The voting-rights organization Democracy North Carolina, which opposed the 2013 voting law, heralded the Court’s action and called for the state leaders to turn their full attention to the important work of holding fair elections this fall.
“Now that the Supreme Court has settled the law for this fall, it’s time for Gov. McCrory and Republican leaders to end the costly wrangling and invest in making sure voters face no new roadblocks to having their voices heard when Early Voting begins on October 20,” said Democracy North Carolina Executive Director Bob Hall.
“We need all hands on deck because we’re facing an elections system that is under-resourced and over-stressed by more voters needing more time to vote (due to the loss of straight-ticket voting) and facing longer lines on Election Day (with more super-sized precinct polling places).
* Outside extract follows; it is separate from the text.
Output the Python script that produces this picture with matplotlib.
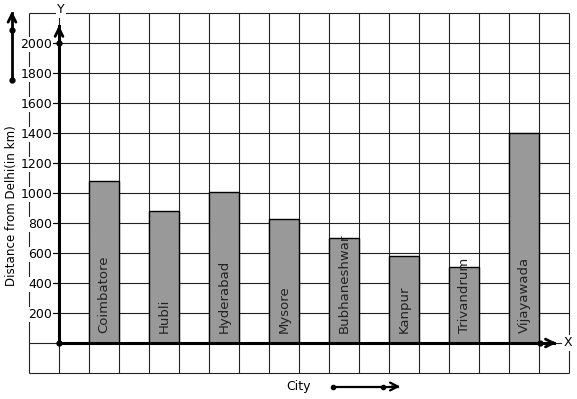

One half of the voters in the state live in a precinct with over 3,000 voters. Our entire elections system depends on implementing super strong Early Voting programs across the state.
“We’re calling on the N.C. State Board of Elections to repudiate efforts to cut much-needed Early Voting hours and locations in many counties. And we’re calling on Gov. Pat McCrory to release emergency funds to recruit and train more poll workers, provide more check-in stations, and add more voting equipment. We need everyone to help prevent long lines at the polls in the coming weeks.”
Democracy North Carolina is a statewide nonpartisan organization that uses research, organizing, and training to increase civic participation, reduce the influence of big money in politics, and remove systemic barriers to voting and serving in elected office.